Treasurer Josh Frydenberg has indicated he that might consider taking up the Organisation for Economic Co‑operation and Development’s (OECD) call for an independent review of the Reserve Bank of Australia.
The RBA has missed its economic target since 2015 and hasn’t faced a review in 40 years.
Frydenberg was asked in an interview yesterday with Sky News’ Peter Stefanovic whether it was time for a review of the RBA.
“Look, that is a real issue and it’s something that I will give consideration to in terms of looking at the RBA,” he replied.
He said this could include looking at the monetary policy settings and learnings from the experience through the COVID-19 pandemic.
“We are at a time of historically low interest rates. The cash rate at just 10 basis points,” said Frydenberg.
“I think the RBA has performed very well through this crisis. Their policy response has been in sync and coordinated with the government’s fiscal response. They’ve been very active on‑buying in the secondary market as well as providing more liquidity to the system and a term funding facility for the banks.
“So, I think the RBA and the government work very effectively together, but there is always a need to address the settings and to look at what lessons can be learned particularly, after this once‑in‑a‑century pandemic.”
In its survey, the OECD says: “Now would seem like an appropriate time for a review of Australia’s monetary policy framework, given the institutional and structural changes that have occurred in the economy as a result of the pandemic and the unconventional policy instruments the RBA has begun to employ.”
It added: “Such a review should be broad in scope, potentially including a review of the central bank mandate, policy tools, methods of public communication, hiring processes and internal processes. It could also consider the alternative paths for rebuilding monetary policy space from the current position of policy rates at zero lower bound.”
The OECD anticipates that the economy will see solid growth of 4 per cent in 2021 and 3.3 per cent in 2022, following a drop of 2.5 per cent in 2020
It expects the economy to contract in the third quarter of 2021 then return to growth as higher vaccination rates enable an easing of restrictions.
“The recovery may be more gradual than in past episodes, as it will occur in an environment of higher virus transmission. An acceleration in vaccine rollout could enable a faster reopening and a rapid pick-up of household consumption, given the stock of excess savings.
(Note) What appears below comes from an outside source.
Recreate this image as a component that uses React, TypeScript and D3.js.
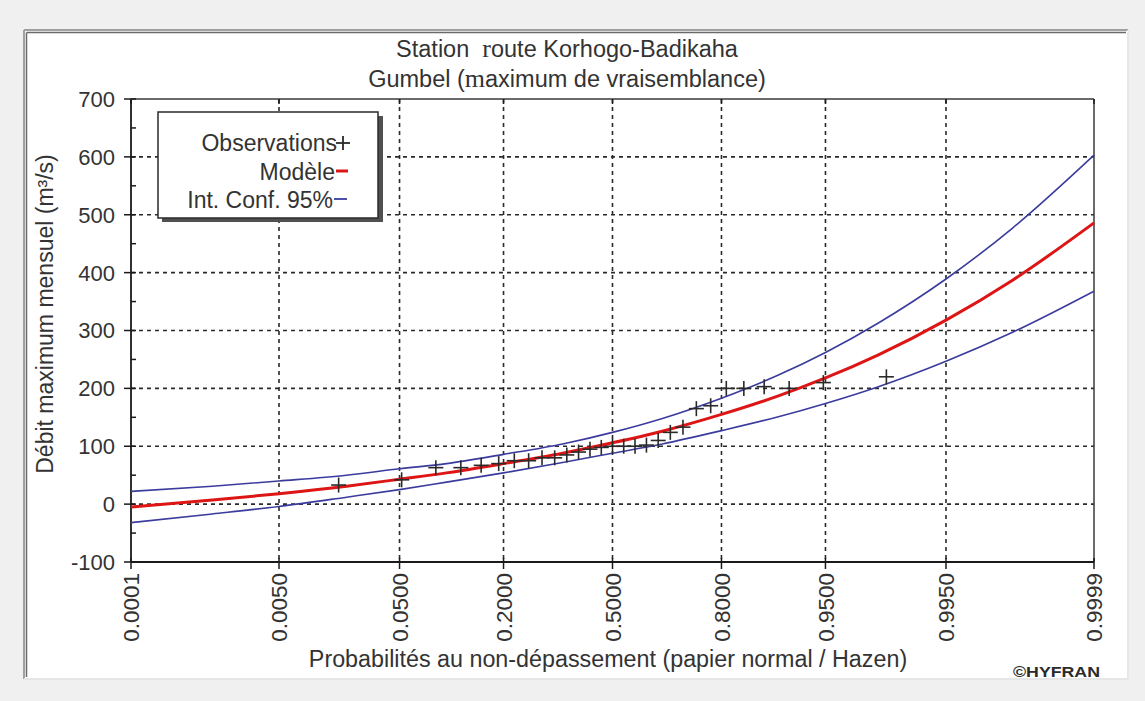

“On the other hand, were significant COVID-19 outbreaks to occur in other states, then the economic shock could deepen. Any ratcheting up of tensions with China could further weaken trade activity.”
Short-term fiscal policy should remain responsive to developments such as the evolution of the pandemic, the OECD survey says.
“Once the recovery is well under way, Australia should continue to reduce regulatory, administrative and financial barriers for high-potential young firms. Rethinking institutional frameworks related to fiscal and monetary policy and ensuring an adequate social safety net would leave the economy better prepared to face future shocks.”